Now back again to professional men. Besides nearly a dozen retired or inactive clergymen as residents, Waterville had eight in active charge of local churches in 1887. William Spencer was at the First Baptist and at the French Baptist Mission on Water Street. E. N. Smith was the Congregational pastor, G. A. Crawford the Methodist, Albert White the Unitarian, and R. H. Aldrich the Universalist. Melville McLaughlin was at St. Mark’s Mission on Center Street. There was then only one Roman Catholic Church in town, St. Francis de Sales, of which the pastor was the much loved Narcisse Charland. In 1887, the Getchell Street Baptist, the Adventist, and even later Waterville churches had not been established.

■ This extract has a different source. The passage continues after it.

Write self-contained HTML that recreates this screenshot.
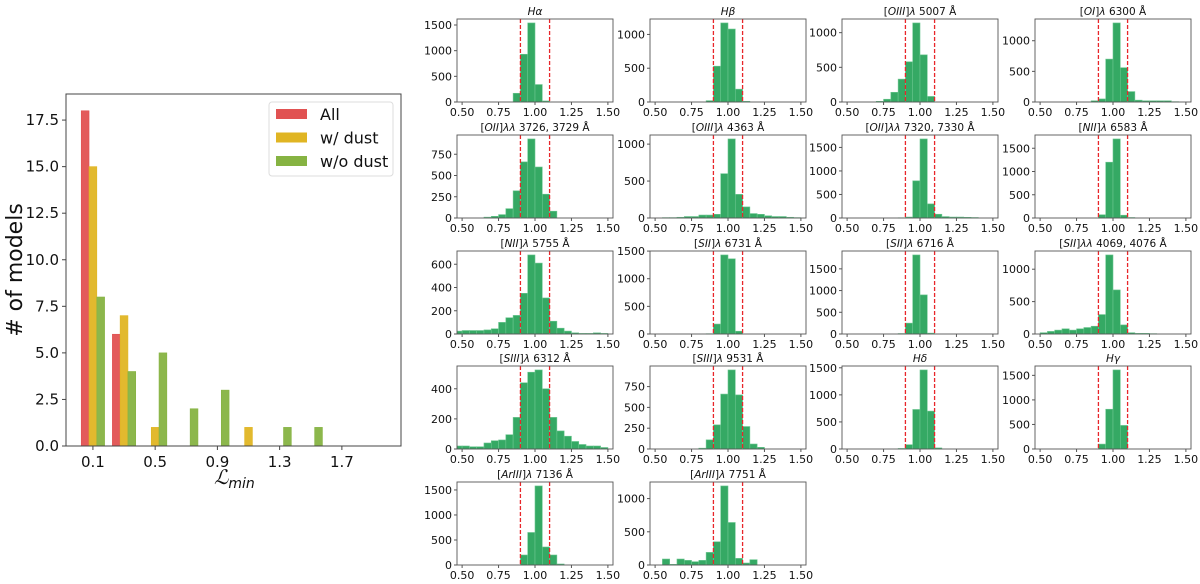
<!DOCTYPE html>
<html><head><meta charset="utf-8">
<style>
html,body{margin:0;padding:0;background:#fff;}
svg{display:block;font-family:"DejaVu Sans","Liberation Sans",sans-serif;}
</style></head>
<body>
<svg id="fig" width="1200" height="584" viewBox="0 0 1200 584" xmlns="http://www.w3.org/2000/svg"></svg>
<script>
// ---- Left chart data ----
const groupCenters = [0.1, 0.3, 0.5, 0.7, 0.9, 1.1, 1.3, 1.5];
const allCounts    = [18, 6, 0, 0, 0, 0, 0, 0];
const dustCounts   = [15, 7, 1, 0, 0, 1, 0, 0];
const noDustCounts = [8, 4, 5, 2, 3, 0, 1, 1];
const leftYTicks = [0, 2.5, 5, 7.5, 10, 12.5, 15, 17.5];
const leftXTicks = [0.1, 0.5, 0.9, 1.3, 1.7];
const seriesNames = ["All", "w/ dust", "w/o dust"];

// ---- Histogram panels data ----
const panelTitles = [
 ["","Hα"],["","Hβ"],["[OIII]","λ 5007 Å"],["[OI]","λ 6300 Å"],
 ["[OII]","λλ 3726, 3729 Å"],["[OIII]","λ 4363 Å"],["[OII]","λλ 7320, 7330 Å"],["[NII]","λ 6583 Å"],
 ["[NII]","λ 5755 Å"],["[SII]","λ 6731 Å"],["[SII]","λ 6716 Å"],["[SII]","λλ 4069, 4076 Å"],
 ["[SIII]","λ 6312 Å"],["[SIII]","λ 9531 Å"],["","Hδ"],["","Hγ"],
 ["[ArIII]","λ 7136 Å"],["[ArIII]","λ 7751 Å"]
];
const binStart = 0.45, binWidth = 0.05;
const panelCounts = [
 [0,0,0,0,0,0,0,0,170,930,1540,340,20,0,0,0,0,0,0,0,0],
 [0,0,0,0,0,0,0,0,20,530,1170,1080,190,10,0,0,0,0,0,0,0],
 [0,0,0,0,0,10,40,140,330,580,1140,680,80,0,0,0,0,0,0,0,0],
 [0,0,0,0,0,0,0,0,20,50,700,1290,560,170,30,20,20,20,20,5,0],
 [0,0,0,0,10,20,40,110,320,660,930,600,280,80,0,0,0,0,0,0,0],
 [0,0,5,5,10,20,20,40,40,50,600,1070,320,150,60,50,30,20,20,10,5],
 [0,0,0,0,0,0,0,0,5,20,790,1680,300,80,30,20,20,15,10,0,0],
 [0,0,0,0,0,0,0,0,0,70,1200,1700,60,10,0,0,0,0,0,0,0],
 [25,30,30,30,35,45,100,140,160,350,680,610,310,110,50,25,10,5,5,10,5],
 [0,0,0,0,0,0,0,0,5,180,1430,1360,50,0,0,0,0,0,0,0,0],
 [0,0,0,0,0,0,0,0,10,250,1820,900,20,0,0,0,0,0,0,0,0],
 [0,20,40,60,80,60,80,100,120,300,1220,680,140,20,10,10,5,0,0,0,0],
 [20,20,15,15,40,55,60,95,210,440,510,525,400,210,120,85,50,30,20,20,10],
 [0,0,0,0,0,0,0,10,110,290,660,950,650,270,60,20,0,0,0,0,0],
 [0,0,0,0,0,0,0,0,10,80,730,1460,700,20,0,0,0,0,0,0,0],
 [0,0,0,0,0,0,0,0,0,100,810,1610,480,0,0,0,0,0,0,0,0],
 [0,0,0,0,0,0,0,0,0,200,650,1580,360,200,20,0,0,0,0,0,0],
 [0,0,90,10,90,70,50,70,190,350,1190,640,100,30,80,0,0,0,0,0,0]
];
const panelTickSteps = [500,500,500,500,250,500,500,500,200,500,500,500,200,250,500,500,500,500];
const histXTicks = [0.5, 0.75, 1.0, 1.25, 1.5];
const cutLines = [0.9, 1.1];

const NS = "http://www.w3.org/2000/svg";
const svg = document.getElementById("fig");
function mk(tag, attrs, parent, text) {
  const e = document.createElementNS(NS, tag);
  for (const k in attrs) e.setAttribute(k, attrs[k]);
  if (text !== undefined) e.textContent = text;
  (parent || svg).appendChild(e);
  return e;
}

// ---- Left chart ----
(function () {
  const L = 66, R = 401, T = 94, B = 446;
  const x0 = -0.073, x1 = 2.08, yMax = 18.9;
  const xs = v => L + (v - x0) / (x1 - x0) * (R - L);
  const ys = v => B - v / yMax * (B - T);
  const g = mk("g", {});
  
  
  const colors = ["#e15252", "#e0b523", "#86b342"];
  const series = [allCounts, dustCounts, noDustCounts];
  const bw = 0.05;
  series.forEach((arr, s) => {
    arr.forEach((v, i) => {
      if (v <= 0) return;
      const xl = groupCenters[i] + (s - 1.5) * bw;
      const r = mk("rect", {x: xs(xl), y: ys(v), width: xs(xl + bw) - xs(xl), height: ys(0) - ys(v),
        fill: colors[s], "fill-opacity": 0.95, stroke: colors[s], "stroke-width": 0.6}, g);
      
      
    });
  });
  mk("rect", {x: L, y: T, width: R - L, height: B - T, fill: "none", stroke: "#444", "stroke-width": 1}, g);
  leftYTicks.forEach(t => {
    mk("line", {x1: L - 4, x2: L, y1: ys(t), y2: ys(t), stroke: "#444"}, g);
    const tx = mk("text", {x: L - 7, y: ys(t) + 5, "text-anchor": "end", "font-size": 15, fill: "#111"}, g, t.toFixed(1));
    
    
  });
  leftXTicks.forEach(t => {
    mk("line", {x1: xs(t), x2: xs(t), y1: B, y2: B + 4, stroke: "#444"}, g);
    const tx = mk("text", {x: xs(t), y: B + 21, "text-anchor": "middle", "font-size": 15, fill: "#111"}, g, t.toFixed(1));
    
    
  });
  const yl = mk("text", {x: 0, y: 0, transform: "translate(22,270) rotate(-90)", "text-anchor": "middle", "font-size": 22, fill: "#111"}, g, "# of models");
  
  
  const xl = mk("text", {x: 214, y: 484, "font-size": 20, "font-style": "italic", "font-family": "Liberation Serif, serif", fill: "#111"}, g);
  
  
  mk("tspan", {}, xl, "ℒ");
  mk("tspan", {dy: 4, "font-size": 14, "font-family": "DejaVu Sans, sans-serif"}, xl, "min");
  // legend
  const lg = mk("g", {}, g);
  
  
  mk("rect", {x: 269, y: 102, width: 124, height: 74, rx: 3, fill: "#fff", stroke: "#ddd"}, lg);
  seriesNames.forEach((n, i) => {
    const yy = 114 + i * 23.5;
    const e = mk("g", {}, lg);
    
    
    mk("rect", {x: 276, y: yy - 5, width: 31, height: 10, fill: colors[i]}, e);
    mk("text", {x: 320, y: yy + 6, "font-size": 16, fill: "#111"}, e, n);
  });
})();

// ---- Histogram panels ----
const colLefts = [457, 650, 842, 1035];
const rowTops = [19, 135, 251, 366, 482];
const PW = 156, PH = 83;
panelCounts.forEach((counts, p) => {
  const L = colLefts[p % 4], T = rowTops[Math.floor(p / 4)], R = L + PW, B = T + PH;
  const x0 = 0.465, x1 = 1.535;
  const maxV = Math.max.apply(null, counts);
  const yMax = maxV * 1.05;
  const xs = v => L + (v - x0) / (x1 - x0) * PW;
  const ys = v => B - v / yMax * PH;
  const g = mk("g", {});
  
  
  counts.forEach((c, i) => {
    if (c <= 0) return;
    const a = Math.max(binStart + i * binWidth, x0), b = binStart + (i + 1) * binWidth;
    const r = mk("rect", {x: xs(a), y: ys(c), width: xs(b) - xs(a), height: ys(0) - ys(c),
      fill: "#35a964", stroke: "#6cc690", "stroke-width": 0.6}, g);
    
    
  });
  cutLines.forEach(c => {
    const ln = mk("line", {x1: xs(c), x2: xs(c), y1: T, y2: B, stroke: "#e8262a", "stroke-width": 1.3, "stroke-dasharray": "4,2"}, g);
    
    
  });
  mk("rect", {x: L, y: T, width: PW, height: PH, fill: "none", stroke: "#555", "stroke-width": 0.9}, g);
  const step = panelTickSteps[p];
  for (let t = 0; t <= yMax; t += step) {
    mk("line", {x1: L - 3, x2: L, y1: ys(t), y2: ys(t), stroke: "#555"}, g);
    mk("text", {x: L - 5, y: ys(t) + 4, "text-anchor": "end", "font-size": 11, fill: "#111"}, g, String(t));
  }
  histXTicks.forEach(t => {
    mk("line", {x1: xs(t), x2: xs(t), y1: B, y2: B + 3, stroke: "#555"}, g);
    mk("text", {x: xs(t), y: B + 14, "text-anchor": "middle", "font-size": 11, fill: "#111"}, g, t.toFixed(2));
  });
  const tt = mk("text", {x: L + PW / 2, y: T - 4, "text-anchor": "middle", "font-size": 10.5, fill: "#111"}, g);
  
  
  const ttl = panelTitles[p];
  if (ttl[0]) {
    mk("tspan", {}, tt, "[");
    mk("tspan", {"font-style": "italic"}, tt, ttl[0].replace(/[\[\]]/g, ""));
    mk("tspan", {}, tt, "]");
    mk("tspan", {"font-style": "italic"}, tt, ttl[1].split(" ")[0]);
    mk("tspan", {}, tt, " " + ttl[1].split(" ").slice(1).join(" "));
  } else {
    mk("tspan", {"font-style": "italic"}, tt, ttl[1]);
  }
});
</script>
</body></html>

Strange minded seems the hour for Sunday services in the Baptist and Universalist churches. It was not in the morning but at 2:30 in the afternoon. The other Protestant churches had services at either 10:00 or 10:30 on Sunday morning, and many in the whole-list held Sunday evening services and mid-week prayer meetings. The St. Francis Sunday masses were at 8:00 and 10:15 a.m., and vespers at 3:00 p.m. Appended to the St. Francis notice is this item: “Instruction in English every second and fourth Sunday; in French every first and third Sunday.”

Colby College and Coburn Institute are each given a full page in the 1887 directory. George Dana Boardman Pepper was then the Colby President, and his faculty consisted of nine men, but at the end of the list in just as large type was added Samuel Osborne, Janitor, thus recognizing the service of Colby’s renowned colored janitor, whom students remembered better than they did many of the faculty.

Coburn’s best known principal, James H. Hansen, was still active in 1887. Besides three academic assistants, he had two teachers of music, one of drawing and painting, and one of penmanship.

All together, that old directory tells us a lot about this area of Maine ninety years ago.